Book: Shuggie Bain
Author: Douglas Stuart
Publisher: Picador, 2020
Douglas Stuart’s Booker prizewinning debut novel, Shuggie Bain, set in 1980s Thatcher-ravaged Glasgow and surrounds, is a tragic portrayal of growing up in government-imposed poverty that is capable of arousing both visceral anger and human warmth at the flip of a page.
Shuggie, a child struggling to understand his sexuality and why people insist he’s ‘no right’, grows up in an atmosphere sodden with violence, misogyny, sectarianism and drink, yet he maintains an unfailing love for his alcoholic mother, Agnes. The novel is set in a time when ‘men’s masculinity is being taken from them’ as one by one, jobs are lost throughout the city and the central belt. Poverty, alcohol and depression replace shipbuilding, foundries and mines; children swarm the streets like packs of pit dogs and women huddle in bare gardens to gossip and spy in the shadow of the slag heaps.
Working in New York’s fashion industry, Stuart has described himself as a visual artist and the imagery in Shuggie Bain, is testament to this: ‘The black slag hills stretched for miles like the waves of a petrified sea.’
There is a chill to this subtext of social commentary that runs much deeper than the ice with which Agnes’ female neighbours freeze her out; it exists in the cold mugs of Special Brew and vodka, in the aroma of damp bedrooms, in the desperation of emptied gas meters, in the hunger in Shuggie’s belly and in the menacing gazes of taxi drivers from rear-view mirrors. Child protection and human rights issues haunted me for days after I finished this book, like remnants of the Chernobyl dust that once clouded our Scottish air.

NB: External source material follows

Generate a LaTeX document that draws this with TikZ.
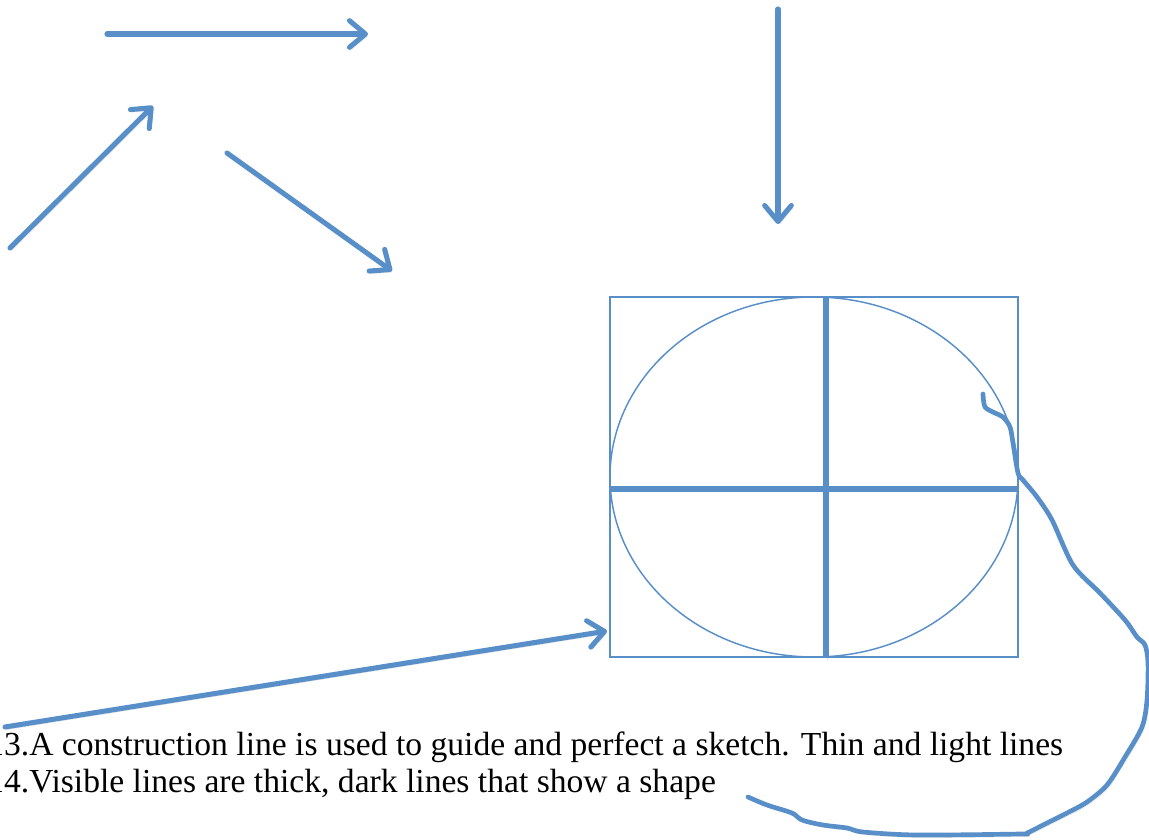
\documentclass[tikz,border=0pt]{standalone}
\usepackage{fontspec}
\setmainfont{Liberation Serif}
\usetikzlibrary{positioning,arrows.meta,shapes.geometric}
\definecolor{sketchblue}{RGB}{88,143,201}

\begin{document}
\begin{tikzpicture}[
  x=0.75pt, y=-0.75pt,
  softshadow/.style={preaction={draw=black!50, opacity=0.22, transform canvas={shift={(1.3pt,-1.9pt)}}}},
  arrowline/.style={draw=sketchblue, line width=3.8pt, line cap=round, softshadow,
    -{Straight Barb[length=12pt, width=20pt, round]}},
  guide/.style={draw=sketchblue, line width=1.1pt, inner sep=0pt,
    minimum width=306pt, minimum height=270pt},
  crossline/.style={draw=sketchblue, line width=3.8pt, softshadow},
  freehand/.style={draw=sketchblue, line width=3.5pt, line cap=round, line join=round, softshadow},
  note/.style={anchor=base west, inner sep=0pt, font=\fontsize{25.2}{27.75}\selectfont}
]
  \useasboundingbox (0,0) rectangle (1149,839);

  % loose arrows
  \coordinate (topS) at (107,34);   \coordinate (topT) at (368,34);
  \coordinate (upS) at (10,248);    \coordinate (upT) at (153,106);
  \coordinate (downS) at (227,153); \coordinate (downT) at (392,271);
  \coordinate (vertS) at (778,9);   \coordinate (vertT) at (778,224);
  \coordinate (longS) at (5,727);   \coordinate (longT) at (607,631);

  \foreach \s/\t in {topS/topT, upS/upT, downS/downT, vertS/vertT, longS/longT}
    \draw[arrowline] (\s) -- (\t);

  % box, oval and centre lines
  \node[guide, rectangle] (box) at (814,477) {};
  \node[guide, ellipse] (oval) at (box.center) {};
  \coordinate (vtop) at (826,297);  \coordinate (vbot) at (826,657);
  \coordinate (hleft) at (610,489); \coordinate (hright) at (1018,489);
  \draw[crossline] (vtop) -- (vbot);
  \draw[crossline] (hleft) -- (hright);

  % freehand loop
  \draw[freehand] plot[smooth, tension=0.5] coordinates {
    (983,394) (985,407) (995,413) (1003,417) (1010,427) (1013,443) (1018,473)
    (1023,480) (1037,497) (1052,520) (1073,565) (1100,593) (1125,620)
    (1137,637) (1145,645) (1148,663) (1147,700) (1142,727) (1125,757)
    (1107,785) (1087,802) (1067,813) (1047,823) (1027,833) (1020,834)
    (917,835) (863,832) (847,828) (823,825) (802,820) (792,813) (767,805) (748,797)};

  % notes
  \node[note] (line13) at (-13,755) {13.A construction line is used to guide and perfect a sketch. Thin and light lines};
  \node[note] (line14) at (-13,792) {14.Visible lines are thick, dark lines that show a shape};
\end{tikzpicture}
\end{document}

This is not a story written in Scots like fellow Glaswegian Booker Prizewinner, Kelman’s How Late It Was, How Late (1994). Instead it is written in English, with Scots words scattered throughout, like coins at a scramble from a wedding past. Vocabulary such as – ‘stoater’, ‘boakin’ and ‘scunners’ add life to the text, perhaps even encouraging the First Minister herself to use words like ‘scunnered’ on national TV! In places there is a tendency towards repetition and overwriting – including an inordinate amount of references to sucking on one’s ceramic dentures but despite certain editorial gaffs (‘doubt’ instead of ‘dout’) and a profusion of depressing adjectives, the language reminded me of the vocabulary of my parents’ generation and phrases like ‘in the name o the wee man’ and ‘gie it laldy’ made me smile.

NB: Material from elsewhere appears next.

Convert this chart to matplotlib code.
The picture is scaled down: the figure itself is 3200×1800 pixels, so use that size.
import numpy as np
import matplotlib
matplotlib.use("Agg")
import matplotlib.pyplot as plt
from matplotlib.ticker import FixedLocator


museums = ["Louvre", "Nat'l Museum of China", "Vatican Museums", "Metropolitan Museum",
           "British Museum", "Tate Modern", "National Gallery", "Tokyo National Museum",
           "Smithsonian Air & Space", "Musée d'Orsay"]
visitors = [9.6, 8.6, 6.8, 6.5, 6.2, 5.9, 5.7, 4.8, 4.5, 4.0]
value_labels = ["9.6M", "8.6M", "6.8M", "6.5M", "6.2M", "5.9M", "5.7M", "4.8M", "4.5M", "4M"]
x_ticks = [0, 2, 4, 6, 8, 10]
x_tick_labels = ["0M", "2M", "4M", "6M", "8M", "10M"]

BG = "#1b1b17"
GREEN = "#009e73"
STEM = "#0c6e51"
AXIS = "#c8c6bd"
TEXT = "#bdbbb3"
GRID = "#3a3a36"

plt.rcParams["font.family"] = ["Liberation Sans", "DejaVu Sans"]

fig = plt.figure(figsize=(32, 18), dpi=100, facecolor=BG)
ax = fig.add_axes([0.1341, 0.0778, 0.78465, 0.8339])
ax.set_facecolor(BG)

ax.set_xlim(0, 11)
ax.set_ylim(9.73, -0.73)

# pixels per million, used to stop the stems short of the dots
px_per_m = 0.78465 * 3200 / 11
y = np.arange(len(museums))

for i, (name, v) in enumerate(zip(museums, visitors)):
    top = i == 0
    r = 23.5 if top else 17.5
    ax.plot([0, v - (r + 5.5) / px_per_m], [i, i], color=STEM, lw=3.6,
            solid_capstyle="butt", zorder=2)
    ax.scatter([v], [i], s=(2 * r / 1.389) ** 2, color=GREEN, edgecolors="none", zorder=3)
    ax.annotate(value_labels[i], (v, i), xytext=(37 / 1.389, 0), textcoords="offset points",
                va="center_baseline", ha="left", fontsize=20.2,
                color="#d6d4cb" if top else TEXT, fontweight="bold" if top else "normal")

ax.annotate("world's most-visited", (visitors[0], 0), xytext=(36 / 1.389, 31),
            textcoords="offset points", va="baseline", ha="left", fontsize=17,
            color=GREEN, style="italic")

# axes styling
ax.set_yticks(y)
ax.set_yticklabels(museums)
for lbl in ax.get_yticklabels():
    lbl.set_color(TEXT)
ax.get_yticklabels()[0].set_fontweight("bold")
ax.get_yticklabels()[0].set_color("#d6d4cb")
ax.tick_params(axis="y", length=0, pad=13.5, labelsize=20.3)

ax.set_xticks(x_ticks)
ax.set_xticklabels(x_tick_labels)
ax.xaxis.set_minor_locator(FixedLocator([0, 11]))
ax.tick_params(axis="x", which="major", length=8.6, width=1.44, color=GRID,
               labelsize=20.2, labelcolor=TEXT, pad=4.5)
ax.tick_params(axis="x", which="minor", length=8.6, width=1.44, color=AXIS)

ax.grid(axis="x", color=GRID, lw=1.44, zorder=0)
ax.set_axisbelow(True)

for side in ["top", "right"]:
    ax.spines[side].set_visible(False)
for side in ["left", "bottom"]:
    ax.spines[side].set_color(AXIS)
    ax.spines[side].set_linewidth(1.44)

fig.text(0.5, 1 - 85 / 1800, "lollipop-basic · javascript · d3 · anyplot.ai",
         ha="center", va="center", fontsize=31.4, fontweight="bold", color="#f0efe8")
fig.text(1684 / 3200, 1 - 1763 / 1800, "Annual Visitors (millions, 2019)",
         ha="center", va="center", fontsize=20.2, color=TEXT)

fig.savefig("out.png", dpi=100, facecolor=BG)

This is a book as bleak as Long and McArthur’s No Mean City (1935) which set the bar for the city’s violent literary tradition and as I read the first few chapters there was a slight niggle that there might be a danger of revising this stereotypical view of the city and its people. However, what sets Shuggie Bain apart is the pathos of the queer young protagonist. His emotional and physical neglect, coupled with his intense loneliness, reminded me of Billy in Barry Hines’ A Kestrel for a Knave (1968) and I felt a crippling empathy for this wee lad and his inward struggle:
He knew now that he couldn’t keep his promise. He had lied to Agnes as she had lied to him about stopping the drink. She would never be able to get sober, and he, sat in the cold with a lovely girl, knew he would never feel quite like a normal boy.

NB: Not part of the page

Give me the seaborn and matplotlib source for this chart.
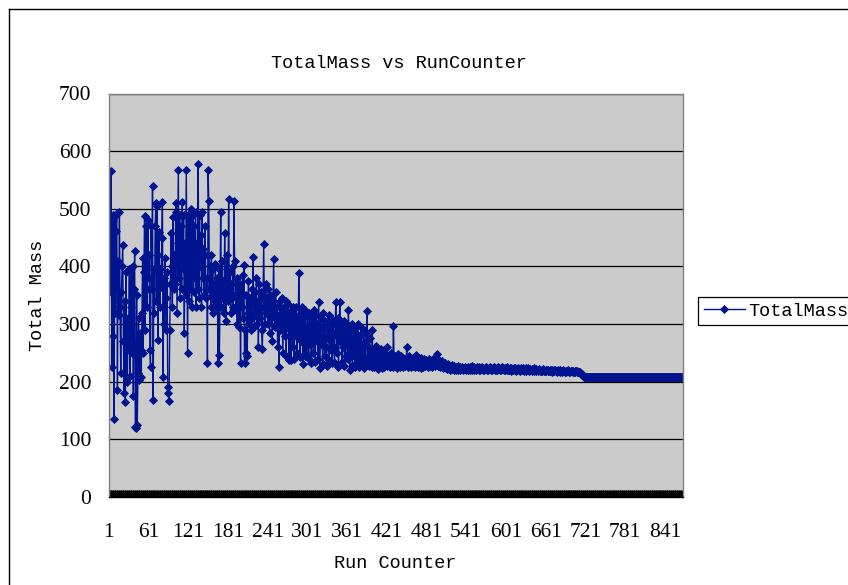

I began to despair of there being any love and compassion at all in this post-industrial, almost dystopian world, with landscapes reminiscent of French photographer, Raymond Depardon’s ‘graisailes’ of the 1980s. In the end, Shuggie and his mum are the only ones who convey these emotions, despite Agnes’ illness and dysfunctional parenting.
Ultimately, this a beautifully written, poignant story about family, abuse and individual resilience; the love that binds a mother and son, no matter their faults, no matter what ‘normal’ means. Stuart is fully deserving of the Booker Prize but I wept for Shuggie and Agnes when the announcement was made.